Before you ship this job
Here’s what good delegation looks like, and the line it can’t cross.
The sample prompt. Something real you might send:
I’m building CrewBill, an app that lets small landscaping crews create and send invoices from their phones right after a job. My main user is someone like Marcus, who runs a three-person crew, does six or seven jobs a day, and needs to bill clients before he forgets. The thing that absolutely cannot fail silently is sending an invoice: if an invoice doesn’t reach a client, Marcus loses money and won’t necessarily notice. Other things matter less: a slow settings page or a failed profile-photo upload is annoying but not urgent. Wire up logging and monitoring for CrewBill with that priority in mind. For invoice creation and sending, log richly: capture who, what, the invoice amount, and the full error context if anything fails, and set up an alert that fires immediately on a failed send. For routine actions, keep logging light and don’t alert on them. Make the critical events easy to find and keep the noise out of the way.
Use this and you get monitoring built around what you actually care about. Copy it as-is and you’re watching Marcus’s business instead of yours, alerting on a failure that may not even be your product’s weak point. CrewBill’s critical failure is the silent invoice; yours is somewhere else, and the whole setup only works if it’s pointed at the thing that would actually hurt you.
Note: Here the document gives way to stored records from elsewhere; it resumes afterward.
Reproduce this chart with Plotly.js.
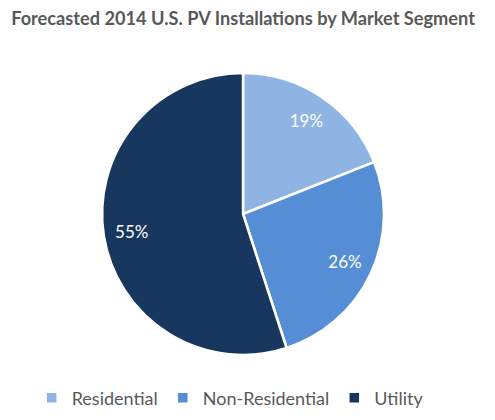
<!DOCTYPE html>
<html><head><meta charset="utf-8">
<script src="https://cdn.plot.ly/plotly-3.0.1.min.js"></script>
<style>html,body{margin:0;padding:0;background:#fff}#c{width:495px;height:420px}</style>
</head><body><div id="c"></div>
<script>
const segments = ["Residential", "Non-Residential", "Utility"];
const shares = [19, 26, 55];
const colors = ["#8EB4E3", "#558ED5", "#17375E"];

const dom = {x: [0.206, 0.776], y: [0.155, 0.826]};
const fontFam = "Lato, 'Open Sans', sans-serif";

Plotly.newPlot("c", [{
  type: "pie",
  labels: segments,
  values: shares,
  sort: false,
  direction: "clockwise",
  rotation: 0,
  textinfo: "none",
  marker: {colors: colors, line: {color: "#ffffff", width: 2.5}},
  domain: dom,
  hoverinfo: "label+percent"
}, {
  type: "pie",
  labels: segments,
  values: shares,
  sort: false,
  direction: "clockwise",
  rotation: 0,
  hole: 0.6,
  showlegend: false,
  textinfo: "percent",
  textposition: "inside",
  insidetextorientation: "horizontal",
  textfont: {family: fontFam, size: 17, color: "#ffffff"},
  marker: {colors: ["rgba(0,0,0,0)", "rgba(0,0,0,0)", "rgba(0,0,0,0)"], line: {width: 0}},
  domain: dom,
  hoverinfo: "skip"
}], {
  width: 495, height: 420,
  margin: {l: 0, r: 0, t: 0, b: 0},
  paper_bgcolor: "#ffffff",
  title: {text: "<b>Forecasted 2014 U.S. PV Installations by Market Segment</b>",
    font: {family: fontFam, size: 18.2, color: "#595959"},
    x: 0.491, xanchor: "center", y: 0.955, yanchor: "middle", yref: "paper"},
  showlegend: true,
  legend: {orientation: "h", x: 0.465, xanchor: "center", y: 0.052, yanchor: "middle",
    font: {family: fontFam, size: 18, color: "#595959"},
    itemwidth: 30, traceorder: "normal"}
}, {displayModeBar: false, staticPlot: true});
</script></body></html>
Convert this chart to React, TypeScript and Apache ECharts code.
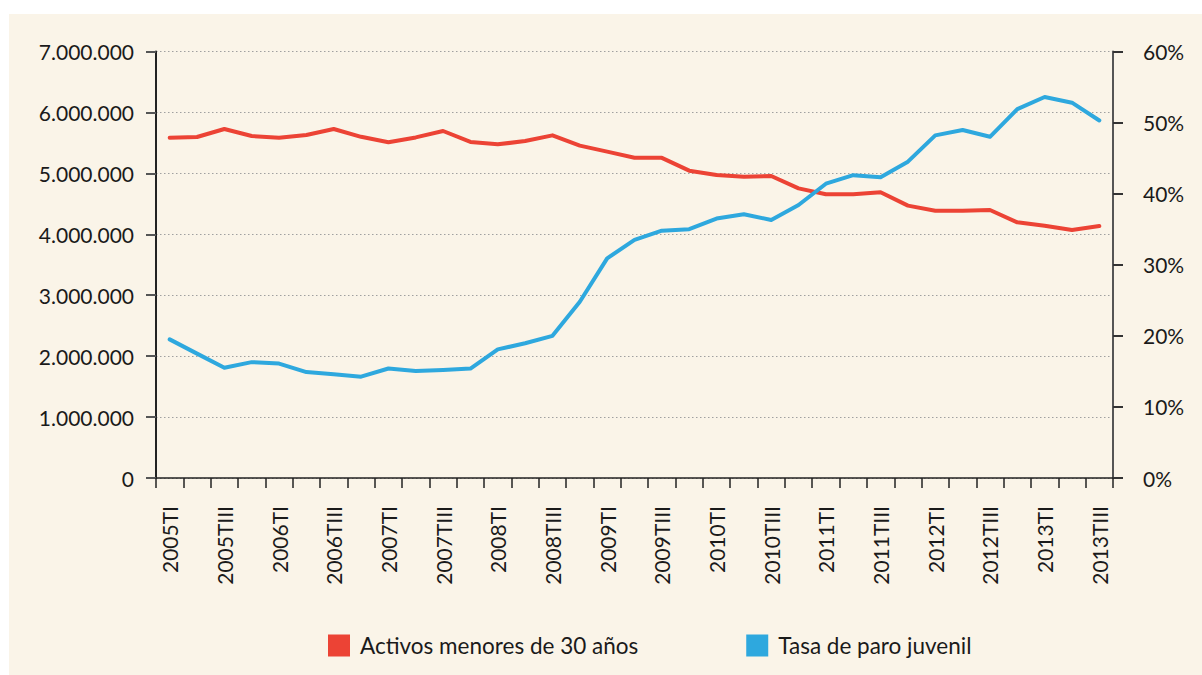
import React, { useEffect, useRef } from "react";
import * as echarts from "echarts";

const categories = [
  "2005TI", "2005TII", "2005TIII", "2005TIV",
  "2006TI", "2006TII", "2006TIII", "2006TIV",
  "2007TI", "2007TII", "2007TIII", "2007TIV",
  "2008TI", "2008TII", "2008TIII", "2008TIV",
  "2009TI", "2009TII", "2009TIII", "2009TIV",
  "2010TI", "2010TII", "2010TIII", "2010TIV",
  "2011TI", "2011TII", "2011TIII", "2011TIV",
  "2012TI", "2012TII", "2012TIII", "2012TIV",
  "2013TI", "2013TII", "2013TIII",
];

const activos = [
  5585000, 5597000, 5728000, 5613000, 5585000, 5630000, 5728000, 5600000,
  5510000, 5590000, 5695000, 5515000, 5476000, 5530000, 5624000, 5455000,
  5356000, 5257000, 5255000, 5044000, 4973000, 4945000, 4956000, 4754000,
  4656000, 4656000, 4690000, 4470000, 4387000, 4387000, 4398000, 4196000,
  4141000, 4070000, 4136000,
];

const tasaParo = [
  19.5, 17.5, 15.5, 16.3, 16.1, 14.9, 14.6, 14.25, 15.4, 15.05, 15.2, 15.4,
  18.1, 18.95, 20.0, 24.8, 30.9, 33.5, 34.8, 35.0, 36.5, 37.1, 36.3, 38.4,
  41.4, 42.6, 42.3, 44.5, 48.2, 48.96, 48.0, 51.9, 53.6, 52.8, 50.3,
];

const seriesNames = ["Activos menores de 30 años", "Tasa de paro juvenil"];

const FONT = "Lato";
const TEXT = "#1a1a1a";

function fmtThousands(v: number): string {
  return String(Math.round(v)).replace(/\B(?=(\d{3})+(?!\d))/g, ".");
}

export default function App() {
  const ref = useRef<HTMLDivElement>(null);
  useEffect(() => {
    if (!ref.current) return;
    const chart = echarts.init(ref.current, undefined, { renderer: "svg" });
    chart.setOption({
      animation: false,
      backgroundColor: "transparent",
      textStyle: { fontFamily: FONT },
      grid: { left: 156, right: 89, top: 51.5, bottom: 197, containLabel: false },
      legend: {
        left: 323,
        top: 629,
        itemWidth: 22,
        itemHeight: 22,
        itemGap: 108,
        icon: "rect",
        textStyle: { fontFamily: FONT, fontSize: 22.5, color: TEXT, padding: [0, 0, 0, 5] },
        data: seriesNames,
      },
      xAxis: {
        type: "category",
        data: categories,
        boundaryGap: true,
        axisLine: { lineStyle: { color: "#222", width: 1.5 } },
        axisTick: { show: true, interval: 0, length: 10, lineStyle: { color: "#222", width: 1.5 } },
        axisLabel: {
          interval: 1,
          rotate: 90,
          margin: 28,
          fontFamily: FONT,
          fontSize: 21,
          color: TEXT,
        },
        splitLine: { show: false },
      },
      yAxis: [
        {
          type: "value",
          min: 0,
          max: 7000000,
          interval: 1000000,
          position: "left",
          axisLine: { show: true, lineStyle: { color: "#222", width: 2 } },
          axisTick: { show: true, length: 10, lineStyle: { color: "#555", width: 2 } },
          axisLabel: {
            margin: 22,
            fontFamily: FONT,
            fontSize: 21,
            color: TEXT,
            formatter: (v: number) => fmtThousands(v),
          },
          splitLine: { show: true, lineStyle: { color: "#a0a0a0", type: [1.5, 2.5], width: 1 } },
        },
        {
          type: "value",
          min: 0,
          max: 60,
          interval: 10,
          position: "right",
          axisLine: { show: true, lineStyle: { color: "#555", width: 2 } },
          axisTick: { show: true, length: 10, lineStyle: { color: "#333", width: 2 } },
          axisLabel: {
            margin: 30,
            fontFamily: FONT,
            fontSize: 21,
            color: TEXT,
            formatter: "{value}%",
          },
          splitLine: { show: false },
        },
      ],
      series: [
        {
          name: seriesNames[0],
          type: "line",
          yAxisIndex: 0,
          data: activos,
          symbol: "none",
          color: "#ec4335",
          lineStyle: { width: 4, color: "#ec4335", cap: "round", join: "round" },
        },
        {
          name: seriesNames[1],
          type: "line",
          yAxisIndex: 1,
          data: tasaParo,
          symbol: "none",
          color: "#2ea8de",
          lineStyle: { width: 4, color: "#2ea8de", cap: "round", join: "round" },
        },
      ],
    });
    return () => chart.dispose();
  }, []);

  return (
    <div style={{ position: "fixed", left: 0, top: 0, width: 1202, height: 675, background: "#ffffff" }}>
      <div style={{ position: "absolute", left: 9, top: 14, right: 0, bottom: 0, background: "#faf4e8" }} />
      <div ref={ref} style={{ position: "absolute", left: 0, top: 0, width: 1202, height: 675 }} />
    </div>
  );
}
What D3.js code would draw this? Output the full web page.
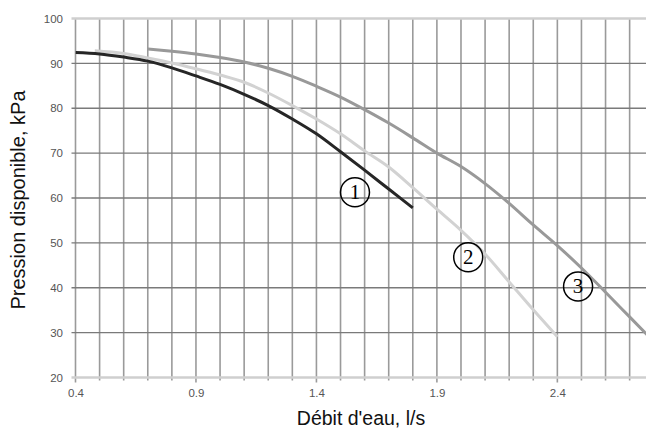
<!DOCTYPE html>
<html><head><meta charset="utf-8">
<script src="https://cdn.jsdelivr.net/npm/d3@7"></script>
<style>body{margin:0;background:#fff}svg{display:block}</style>
</head><body><svg id="c" width="646" height="430"></svg>
<script>
const xTicks = [0.4, 0.9, 1.4, 1.9, 2.4];
const yTicks = [20, 30, 40, 50, 60, 70, 80, 90, 100];
const curve1X = [0.4, 0.5, 0.6, 0.7, 0.8, 0.9, 1.0, 1.1, 1.2, 1.3, 1.4, 1.5, 1.6, 1.7, 1.8];
const curve1Y = [92.4, 92.1, 91.4, 90.5, 89.0, 87.2, 85.3, 83.1, 80.6, 77.6, 74.3, 70.3, 66.2, 62.0, 57.8];
const curve2X = [0.48, 0.6, 0.7, 0.8, 0.9, 1.0, 1.1, 1.2, 1.3, 1.4, 1.5, 1.6, 1.7, 1.8, 1.9, 2.0, 2.1, 2.2, 2.3, 2.4];
const curve2Y = [92.8, 92.2, 91.2, 90.1, 88.8, 87.4, 85.8, 83.4, 80.6, 77.6, 74.3, 70.5, 66.9, 62.3, 57.5, 52.8, 47.5, 41.3, 35.1, 29.1];
const curve3X = [0.7, 0.8, 0.9, 1.0, 1.1, 1.2, 1.3, 1.4, 1.5, 1.6, 1.7, 1.8, 1.9, 2.0, 2.1, 2.2, 2.3, 2.4, 2.5, 2.6, 2.7, 2.8];
const curve3Y = [93.2, 92.7, 92.1, 91.3, 90.3, 88.9, 87.1, 84.9, 82.5, 79.7, 76.7, 73.4, 70.0, 67.0, 63.2, 58.8, 54.0, 49.4, 44.4, 39.0, 33.5, 28.0];
const labels = ["1", "2", "3"];
const labelX = [1.56, 2.03, 2.486];
const labelY = [61.3, 46.8, 40.3];

const svg = d3.select("#c");
const x = d3.scaleLinear().domain([0.4, 2.77]).range([75.5, 646.5]);
const y = d3.scaleLinear().domain([20, 100]).range([377.5, 18.5]);

const defs = svg.append("defs");
defs.append("clipPath").attr("id","clip").append("rect")
  .attr("x", x(0.4)).attr("y", y(100)-2).attr("width", 646 - x(0.4)).attr("height", y(20)-y(100)+4);

// vertical grid lines every 0.1
const vgrid = d3.range(0, 24).map(i => +(0.4 + i*0.1).toFixed(1));
svg.append("g").selectAll("line").data(vgrid).join("line")
  .attr("x1", d => x(d)).attr("x2", d => x(d))
  .attr("y1", y(100)).attr("y2", d => y(20) + (xTicks.includes(d) ? 5 : 3))
  .attr("stroke", "#9a9a9a").attr("stroke-width", 1.6);

// horizontal grid
svg.append("g").selectAll("line").data(yTicks).join("line")
  .attr("x1", x(0.4) - 4).attr("x2", 646)
  .attr("y1", d => y(d)).attr("y2", d => y(d))
  .attr("stroke", d => (d === 20 || d === 100) ? "#cfcfcf" : "#7a7a7a")
  .attr("stroke-width", d => (d === 20 || d === 100) ? 2.5 : 1.4);

// axes labels via d3 axes
const yAxis = d3.axisLeft(y).tickValues(yTicks).tickSize(0).tickPadding(12.5);
const gy = svg.append("g").attr("transform", `translate(${x(0.4)},0)`).call(yAxis);
gy.select(".domain").remove();
gy.selectAll("text").attr("font-family", "Liberation Sans, Arial, sans-serif").attr("font-size", 11.5).attr("fill", "#555");

const xAxis = d3.axisBottom(x).tickValues(xTicks).tickSize(0).tickPadding(11).tickFormat(d3.format(".1f"));
const gx = svg.append("g").attr("transform", `translate(0,${y(20)})`).call(xAxis);
gx.select(".domain").remove();
gx.selectAll("text").attr("font-family", "Liberation Sans, Arial, sans-serif").attr("font-size", 11.5).attr("fill", "#555");

// curves
const line = d3.line().x(d => x(d[0])).y(d => y(d[1])).curve(d3.curveMonotoneX);
const curves = [
  {xs: curve2X, ys: curve2Y, color: "#d2d2d2"},
  {xs: curve3X, ys: curve3Y, color: "#999999"},
  {xs: curve1X, ys: curve1Y, color: "#262626"}
];
const gc = svg.append("g").attr("clip-path", "url(#clip)");
curves.forEach(c => {
  gc.append("path").datum(c.xs.map((v, i) => [v, c.ys[i]]))
    .attr("d", line).attr("fill", "none").attr("stroke", c.color)
    .attr("stroke-width", 3).attr("stroke-linecap", "butt");
});

// circled labels
const gl = svg.append("g");
labels.forEach((t, i) => {
  const cx = x(labelX[i]), cy = y(labelY[i]);
  gl.append("circle").attr("cx", cx).attr("cy", cy).attr("r", 14.5)
    .attr("fill", "none").attr("stroke", "#000").attr("stroke-width", 1.5);
  gl.append("text").attr("x", cx).attr("y", cy + 7).attr("text-anchor", "middle")
    .attr("font-family", "Liberation Serif, Times New Roman, serif").attr("font-size", 21).attr("fill", "#000").text(t);
});

// axis titles
svg.append("text").attr("x", 361).attr("y", 425).attr("text-anchor", "middle")
  .attr("font-family", "Liberation Sans, Arial, sans-serif").attr("font-size", 19.5).attr("fill", "#111")
  .text("Débit d'eau, l/s");
svg.append("text").attr("transform", "translate(25,200) rotate(-90)").attr("text-anchor", "middle")
  .attr("font-family", "Liberation Sans, Arial, sans-serif").attr("font-size", 20).attr("fill", "#111")
  .text("Pression disponible, kPa");
</script></body></html>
The part you can’t hand off is naming which failures are the ones that hurt: the specific event that has to reach you the instant it happens, sorted out from the hundred events that can stay quiet. That ranking is the decision, and it’s the thing the prompt above is built around but could never have produced on its own.
How to check AI did its part: make the critical thing fail on purpose. In the CrewBill case, deliberately break invoice sending in a test and confirm two things happen: the alert actually fires, and the log line it leaves behind tells you enough to understand the failure without having to reproduce it. If the alert stays silent, or it fires but the log just says something generic like “request failed” with no context, the monitoring isn’t doing its job, no matter how good the dashboard looks. The test isn’t whether logging exists; it’s whether the one failure you most need to catch actually reaches you, loudly and legibly, when it happens.
What you get for doing it this way
Go back to that firehose of logs and the dashboard full of green numbers that felt like being covered. The difference between logging everything equally and monitoring what matters is the difference between drowning in information when something breaks and getting tapped on the shoulder the moment the thing that counts goes wrong. When you bring the priorities and let AI build the plumbing around them, you get a quiet system that stays quiet until it has something real to tell you, and then tells you clearly.
AI can instrument every corner of your app. Which failures are worth waking up for was always going to be your call, because only you know what your product can’t afford to lose. That’s the job: let AI wire up the watching, but decide for yourself what’s worth watching for.